We’ve been seeing a lot of Dr. Sam Turner’s work in the news lately, because the 500 anniversary of Ponce de Leon’s first landing in Florida is fast approaching (just a few more days now!) The latest national media organization to pick up this story is Smithsonian Magazine, whose webpage Smithsonian.com just featured Dr. Turner’s research regarding Ponce de Leon’s voyage of discovery:

And so, on March 27, 1513, the first sighting of Florida by Juan Ponce and his fleet. A continued northward voyage and a bout of bad weather later, Juan Ponce and his crew went ashore on April 3 somewhere north of present-day St.

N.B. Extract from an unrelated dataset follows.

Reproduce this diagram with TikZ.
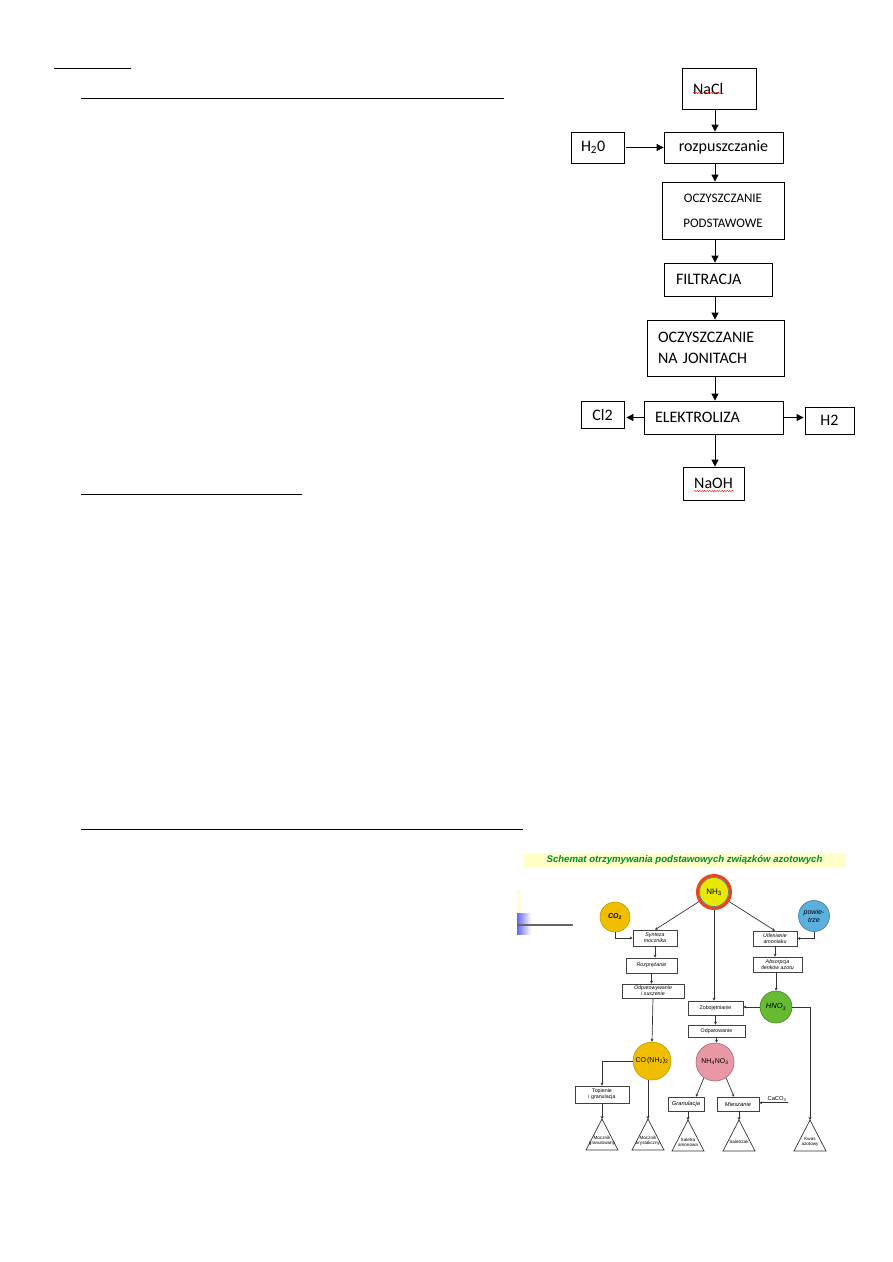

Augustine.
Though Juan Ponce was the first to “officially” discover Florida—the first with approval by the Spanish king for such a quest—says Turner, he was not, of course, the first to actually do so. Slave runners had been traveling around the Bahamas for years.
During the course of one of these slaving voyages by a mariner named Diego de Miruelo, a large land to the north had been accidentally discovered when his vessel was driven north in a storm. There he traded with those he encounters but took no captives. Shortly thereafter, slavers went directly to this new land in search of slaves. Thus the initial discovery in the north became common knowledge that ultimately led to Juan Ponce’s licensed voyage of discovery in 1513.